KW: I actually did not realize the spontaneous combustion thing until this question. I was totally conscious of the tunneling to the center of the earth moment in the novel (and it seemed fun to put it in there), but in a lot of ways, similar things just seep into my writing. I believe I used the name Caleb (the patriarch of the Fang Family) in a short story from the collection. It wasn’t intentional. Perhaps I just have a limited amount of things I can do with fiction, and so I just try to recycle them until they become something different. I am not unhappy with that possibility.

JS: The last time we spoke in interview form, you described a childhood in which you were overwhelmed when you left the house. I was much the same. The Family Fang seems to be either a nightmare about what could happen or a fantasy of what could happen. I found the life of the Fangs extremely stressful. I think I would be one giant ulcer and weigh forty pounds. That’s not really a question, more of a statement that begs a response.

KW: I read in Greenwood, MS, for the book tour, and right before I read at Turnrow Books, the owner, Jamie, was introducing me, and a drunk guy kept complaining that he had been told that the book was non-fiction and that he only reads “real” things since he got out of prison. It was intensely unpleasant. The audience of about six people seemed really agitated and embarrassed. Jamie kept trying to get him to leave or shut up but the guy wouldn’t. Finally, Jamie started to call the cops, and then the guy and Jamie revealed that it had been a Fang performance and they had planned this chaotic performance. It was so weird. After that, the reading was anticlimactic. It was kind of amazing, but I think it showed me, once again, that I would have killed myself if I was a member of the Fang family.

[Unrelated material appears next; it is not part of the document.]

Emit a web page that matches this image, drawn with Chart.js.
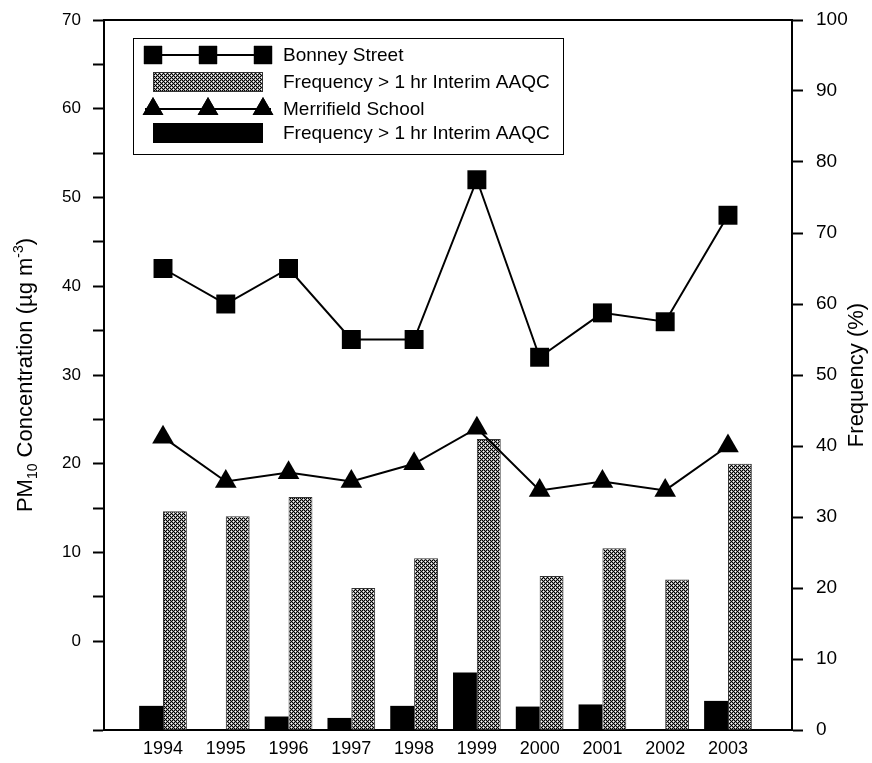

JS: You thank Ann Patchett, Lou Boudreaux, and Julie Barer. Can you explain how they helped shape the book?

KW: Ann is one of my best friends and she’s one of the few people (aside from my agent and my wife) who read the book before I gave it to the publisher. She has done so many things to help me in my career, but she’s also helped me become a more capable and happy person.

Lee Boudreaux is my editor and was my editor on the book of stories. For the novel, it was a more intense editing process, so we spent a lot of time with each other, trying to figure out how to get this book to the place that it needed to be. She’s got a really good sense of how to fix something that seems off. She calls me Keb’n Wilson.

Julie Barer is my agent. She picked me up in 2007, I believe, and has been the main reason for any good things that have happened to me in my career. She is tireless and smart and savvy and is just an amazing person.

JS: There’s a refrain several times in the book, “Children Kill Art.” You had a child while writing this book. Discuss.

KW: I think it’s a common concern for not just artists but all people that the introduction of a new element (baby, spouse, TV series on HBO, in-home donut maker) into your life has the potential to ruin you. Of course, it can also open you up to the world in ways you couldn’t expect (donuts in the comfort of your own home), but there’s always the worry that you are disrupting your life in a way that could have bad consequences. For me, I really worried that having a child would negatively affect my writing, that I’d struggle to find the time and space to continue writing. It’s a concern for Caleb and Camille Fang.

Ultimately, I think, kids can kill art; they demand so much attention that it makes it harder to make time for other things. I think I will probably write fewer novels than I would have if Griff hadn’t entered into our world. But I also think that those novels wouldn’t have been very good if they couldn’t make it into the world because of other responsibilities. I think kids just kill bad art. The book that demands to be written will still be written, no matter what the circumstances might be. So, thanks, Griff. You’re a good kid.